= What you need to do =
Quote the records beneath, complete and exact. Leave out images.

========

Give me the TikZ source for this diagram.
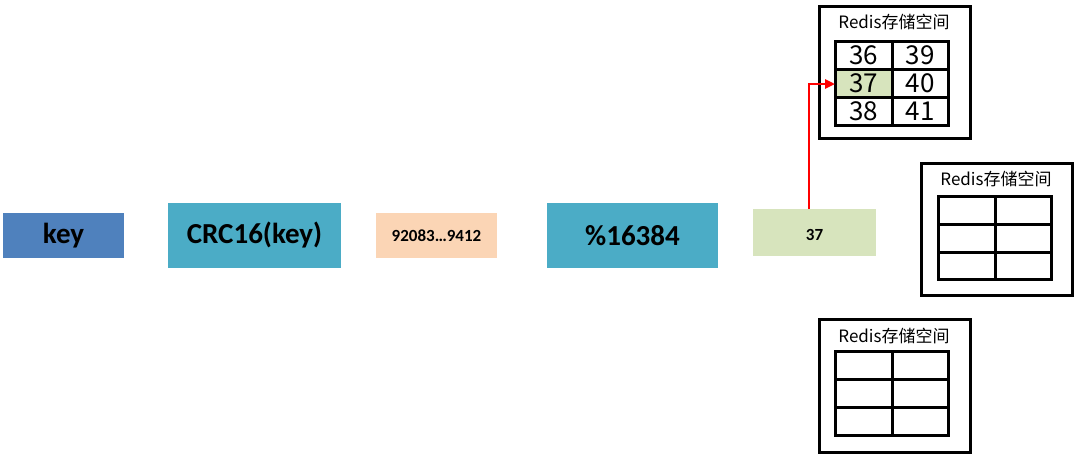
\documentclass[tikz,border=0pt]{standalone}
\usepackage{fontspec}
\setmainfont{Carlito}
\newfontfamily\cjk{Noto Sans CJK SC}
\usetikzlibrary{arrows.meta}
\definecolor{keyblue}{HTML}{4F81BD}
\definecolor{tealc}{HTML}{4BACC6}
\definecolor{peach}{HTML}{FBD5B5}
\definecolor{lgreen}{HTML}{D7E4BD}
\tikzset{
  flowbox/.style={draw=none, inner sep=0pt, font=\bfseries},
  outerbox/.style={draw=black, line width=3pt},
  gridline/.style={draw=black, line width=3pt},
  title/.style={font=\cjk\fontsize{17}{19}\selectfont, inner sep=0pt},
  cellnum/.style={font=\cjk\fontsize{26}{28}\selectfont, inner sep=0pt},
  redarrow/.style={draw=red, line width=2.5pt, -{Triangle[length=10pt,width=9pt]}}
}
\begin{document}
\begin{tikzpicture}[x=1pt,y=-1pt]
\useasboundingbox (0,0) rectangle (1079,461);
% flow boxes
\fill[keyblue] (3,213) rectangle (124,258);
\node[flowbox, font=\bfseries\fontsize{29}{31}\selectfont] (key) at (63.5,235.5) {key};
\fill[tealc] (168,203) rectangle (341,268);
\node[flowbox, font=\bfseries\fontsize{29}{31}\selectfont] (crc) at (254.5,235.5) {CRC16(key)};
\fill[peach] (376,213) rectangle (497,258);
\node[flowbox, font=\bfseries\fontsize{17}{19}\selectfont] (hash) at (436.5,236) {92083…9412};
\fill[tealc] (547,203) rectangle (718,268);
\node[flowbox, font=\bfseries\fontsize{29}{31}\selectfont] (mod) at (632.5,235.5) {\%16384};
\fill[lgreen] (753,209) rectangle (876,256);
\node[flowbox, font=\bfseries\fontsize{17}{19}\selectfont] (slot) at (814.5,235) {37};
\coordinate (slottop) at (809,209);
% storage 1
\draw[outerbox] (819,6) rectangle (970,138);
\node[title] (t1) at (894,22) {Redis存储空间};
\fill[lgreen] (835,69) rectangle (892,97);
\draw[gridline] (835,41) rectangle (948,125);
\draw[gridline] (835,69) -- (948,69) (835,97) -- (948,97) (892,41) -- (892,125);
\node[cellnum] (c36) at (863.5,55) {36};
\node[cellnum] (c37) at (863.5,83) {37};
\node[cellnum] (c38) at (863.5,111) {38};
\node[cellnum] (c39) at (920,55) {39};
\node[cellnum] (c40) at (920,83) {40};
\node[cellnum] (c41) at (920,111) {41};
\coordinate (c37w) at (835,84);
% storage 2
\draw[outerbox] (921,163) rectangle (1072,295);
\node[title] (t2) at (996,179) {Redis存储空间};
\draw[gridline] (938,196) rectangle (1051,279);
\draw[gridline] (938,224) -- (1051,224) (938,252) -- (1051,252) (995,196) -- (995,279);
% storage 3
\draw[outerbox] (819,319) rectangle (970,452);
\node[title] (t3) at (894,336) {Redis存储空间};
\draw[gridline] (835,351) rectangle (948,435);
\draw[gridline] (835,379) -- (948,379) (835,407) -- (948,407) (892,351) -- (892,435);
% arrow
\draw[redarrow] (slottop) |- (c37w);
\end{tikzpicture}
\end{document}
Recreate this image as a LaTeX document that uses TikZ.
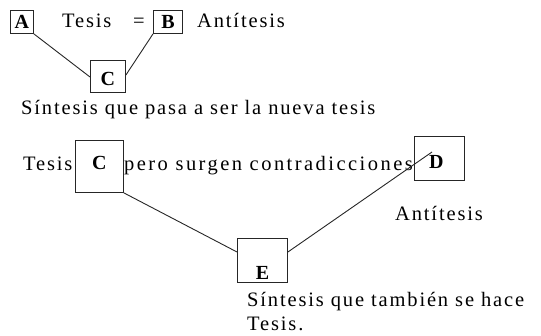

========

= Answer in full =
Give me the TikZ source for this diagram.
\documentclass[tikz,border=0pt]{standalone}
\usepackage{fontspec}
\setmainfont{Carlito}
\newfontfamily\cjk{Noto Sans CJK SC}
\usetikzlibrary{arrows.meta}
\definecolor{keyblue}{HTML}{4F81BD}
\definecolor{tealc}{HTML}{4BACC6}
\definecolor{peach}{HTML}{FBD5B5}
\definecolor{lgreen}{HTML}{D7E4BD}
\tikzset{
  flowbox/.style={draw=none, inner sep=0pt, font=\bfseries},
  outerbox/.style={draw=black, line width=3pt},
  gridline/.style={draw=black, line width=3pt},
  title/.style={font=\cjk\fontsize{17}{19}\selectfont, inner sep=0pt},
  cellnum/.style={font=\cjk\fontsize{26}{28}\selectfont, inner sep=0pt},
  redarrow/.style={draw=red, line width=2.5pt, -{Triangle[length=10pt,width=9pt]}}
}
\begin{document}
\begin{tikzpicture}[x=1pt,y=-1pt]
\useasboundingbox (0,0) rectangle (1079,461);
% flow boxes
\fill[keyblue] (3,213) rectangle (124,258);
\node[flowbox, font=\bfseries\fontsize{29}{31}\selectfont] (key) at (63.5,235.5) {key};
\fill[tealc] (168,203) rectangle (341,268);
\node[flowbox, font=\bfseries\fontsize{29}{31}\selectfont] (crc) at (254.5,235.5) {CRC16(key)};
\fill[peach] (376,213) rectangle (497,258);
\node[flowbox, font=\bfseries\fontsize{17}{19}\selectfont] (hash) at (436.5,236) {92083…9412};
\fill[tealc] (547,203) rectangle (718,268);
\node[flowbox, font=\bfseries\fontsize{29}{31}\selectfont] (mod) at (632.5,235.5) {\%16384};
\fill[lgreen] (753,209) rectangle (876,256);
\node[flowbox, font=\bfseries\fontsize{17}{19}\selectfont] (slot) at (814.5,235) {37};
\coordinate (slottop) at (809,209);
% storage 1
\draw[outerbox] (819,6) rectangle (970,138);
\node[title] (t1) at (894,22) {Redis存储空间};
\fill[lgreen] (835,69) rectangle (892,97);
\draw[gridline] (835,41) rectangle (948,125);
\draw[gridline] (835,69) -- (948,69) (835,97) -- (948,97) (892,41) -- (892,125);
\node[cellnum] (c36) at (863.5,55) {36};
\node[cellnum] (c37) at (863.5,83) {37};
\node[cellnum] (c38) at (863.5,111) {38};
\node[cellnum] (c39) at (920,55) {39};
\node[cellnum] (c40) at (920,83) {40};
\node[cellnum] (c41) at (920,111) {41};
\coordinate (c37w) at (835,84);
% storage 2
\draw[outerbox] (921,163) rectangle (1072,295);
\node[title] (t2) at (996,179) {Redis存储空间};
\draw[gridline] (938,196) rectangle (1051,279);
\draw[gridline] (938,224) -- (1051,224) (938,252) -- (1051,252) (995,196) -- (995,279);
% storage 3
\draw[outerbox] (819,319) rectangle (970,452);
\node[title] (t3) at (894,336) {Redis存储空间};
\draw[gridline] (835,351) rectangle (948,435);
\draw[gridline] (835,379) -- (948,379) (835,407) -- (948,407) (892,351) -- (892,435);
% arrow
\draw[redarrow] (slottop) |- (c37w);
\end{tikzpicture}
\end{document}
Recreate this image as a LaTeX document that uses TikZ.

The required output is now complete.